In this context, the joint venture promises much-needed fresh income. During the first stage, Codelco will not be expected to contribute investment financing.

However, the impact on its financial situation will depend on whether it can retain these earnings, for which, as a state company, it requires specific government authorization. The Boric administration has authorized it to reinvest an average of 30% of profits in 2021-24, but historically, governments have tended to appropriate all or most of Codelco’s earnings for fiscal spending.

Impact On SQM
From nitrates and iodine, SQM has gradually shifted into lithium, which accounted for 76% of its sales in 2022, up from 21% in 2020. 

The company, in which China’s Tianqi Lithium Corp., the dominant global producer, holds some 22%, estimates that in 2022, it accounted for 20% of global lithium chemicals sales volume.

Although SQM will lose control of this crucial part of its business from 2031 to Codelco, rendering the operation more exposed to political—rather than technical and economic—decisions, it also stands to gain from the deal:

  • The agreement removes uncertainty about SQM’s future in the key Atacama Salt Flat, where it had no guarantee of remaining after its rental contract expired in 2030.
  • In 2025-30, the likely increase in SQM’s production cap would more than compensate it for Codelco’s share in the operation’s earnings, and, as of 2031, the operation promises a steady long-term source of income.

Fiscal Revenues
Government revenue from lithium currently takes two forms: rent paid by SQM and Albemarle and corporate and mining taxes.

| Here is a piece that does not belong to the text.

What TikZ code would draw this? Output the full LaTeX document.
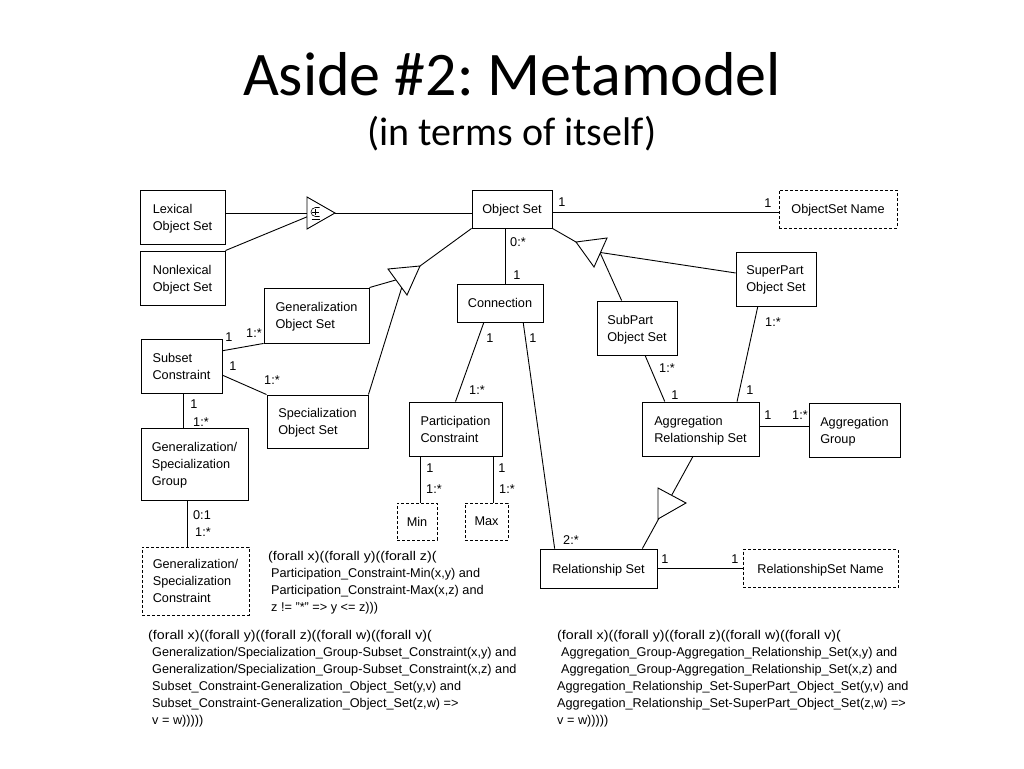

In 2022, a year of record lithium prices, they amounted to $3.1 billion and $1.9 billion, respectively, according to the Autonomous Fiscal Council, an independent government advisory body.

Together, they represented 1.6% of GDP and 6.4% of total fiscal revenue, exceeding the $4.5 billion in taxes paid by the country’s largest copper mining companies.

Preliminary figures suggest that rental payments reached nearly $4 billion in 2023, although tax revenue may have dropped in line with lower lithium prices. From 2025, fiscal revenue would, depending on prices and the peso-US dollar exchange rate, be boosted by the increase in production and Codelco’s share of the joint venture’s earnings. 

This would be particularly welcome to the government, given its failure so far to obtain approval from Congress for a tax reform to increase revenues.